Timothy Bernasek, legal counsel for the Oregon Farm Bureau, is seeking to educate farmers about their rights if ICE agents show up to look for illegal immigrants during growing and harvest seasons.
He said there is a lot of uncertainty right now about how the work force will be affected this year with the Trump Administration’s focus on deporting those in the country without documentation.
What is certain, said Bernasek, is that the Fourth Amendment of the U.S. Constitution prohibits government agents from unreasonable searches and seizures.
He said if every farmer and his or her managers know their rights when U.S. Immigration and Customs Enforcement officers come calling, they will be better prepared.
First off, Bernasek recommends that farmers post “No Trespassing” and “Private Property” signs, or those that direct people to go straight to the business office, because this establishes their property rights.
ICE agents must have a warrant or be invited onto the property to conduct a search, he said.
“Farmers need to be careful,” he said. “A crew leader or supervisor must be trained in the manner to approach ICE agents.

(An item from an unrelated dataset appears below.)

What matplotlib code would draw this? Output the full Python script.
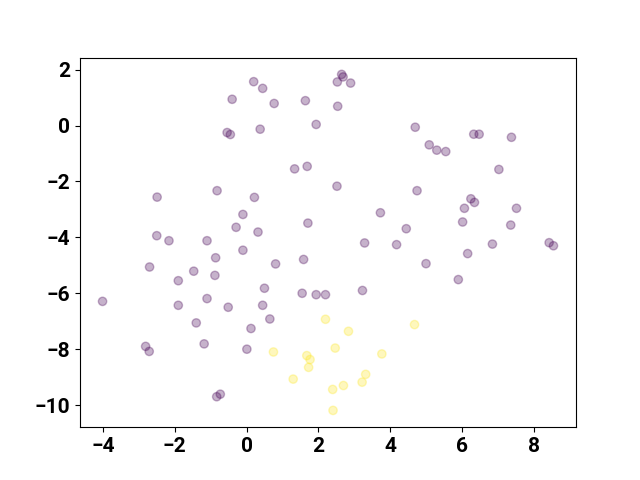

That person needs to know to ask for a warrant, be advised to call the owner or human resource manager. The farm should have one point person to address any agent that seeks to enter the farm, whether it be ICE or any other agency.”
He said many times, an intimidated supervisor will grant access to agents because he or she is unaware of constitutional protections.
“Even if that person is not the property owner, they have given consent,” he said. “It never ceases to amaze me how often, due to lack of clear policy, people allow agents to walk onto their farm without a warrant.”
Bernasek said the access provided to ICE by a warrant is limited to its scope, so the language needs to be read carefully.
“You should not be lackadaisical about your property and knowing when someone is out there and why,” he said.
It isn’t that farmers who insist on seeing a warrant, or who deny ICE officials without one entry, are trying to get away with something, he said.
Requiring government agents to follow the law keeps power in check, according to Bernasek.
“To be safe, if they show up without a warrant and want on your property, you need to call your lawyer immediately. There is no gray area with ICE,” he said.
Dealing with the U.S. Department of Labor is another animal, said Bernasek, because of expanded powers given the agency to enter private property.
The Supreme Court has held that the Fourth Amendment does not protect “open fields” and that police searches of pastures, wooded areas, open water and vacant lots can be done without the requirement of warrants or probable cause.
The court rules that the open fields exception applies to fields that are fenced and posted. An individual also cannot demand privacy for activities conducted within outbuildings and visible by trespassers peering into the buildings from just outside, or a naked-eye inspection from helicopters. DOL administers the Migrant and Seasonal Agricultural Worker Protection Act by establishing employment standards for wages, housing, transportation, disclosures and record keeping. Under the act, farm labor contractors must register with the agency.
“I do not think the two agencies would act together; legally they can’t conduct themselves except as directed by Congress,” said Bernasek.
He is well familiar with what happens when DOL moves into action against an agricultural operation. Bernasek was the attorney for two blueberry operations that won a case against DOL in 2015 that involved accusations they had violated “hot goods” labor law.
The provision of federal law known as “hot goods” was crafted around the turn of the century to deal with serious infractions at garment factories.
The regulation was intended to be enacted only in cases where labor violations were “willful, egregious and/or repeated.”
In August 2012, DOL inspectors showed up at Pan-American Berry Growers in Salem and B&G Kitchen in Silverton.
The owners were forced to comply with DOL’s demand of $220,000 to settle allegations of minimum wage law violations before being allowed to move their fruit to market.
In addition, they were mandated to sign away their right of protest without ever seeing in writing exactly what they were being accused of.
They were told by inspectors that it was impossible for one worker to have picked as much as payroll records indicated. Therefore, they were accused of violating minimum wage law by having two people work on the same ticket and paying only one individual.
The case was settled when DOL agreed to return the money paid by the blueberry growers and drop the cases.
The agency also agreed to pay an additional $30,000 to each of the two farms.
A year earlier, a federal judge tossed the consent decrees signed by the farmers because they had been signed under economic duress.
“It was a very good outcome but a painful process,” said Bernasek.
He said OFB is advocating to help farmers with a workforce crisis through an expansion of the H-2A Temporary Agriculture Workers program, administered by DOL, that provides a path for foreign nationals, primarily from Mexico or Jamaica, to enter the United States for seasonal agriculture work.
To make the program more affordable and easier to navigate, Bernasek said there needs to be less red tape involved.
He said H-2A provides farmers with greater security that their crops will get picked and shipped to the marketplace. During a time of labor uncertainty, he said H-2A is a vehicle to ensure employees.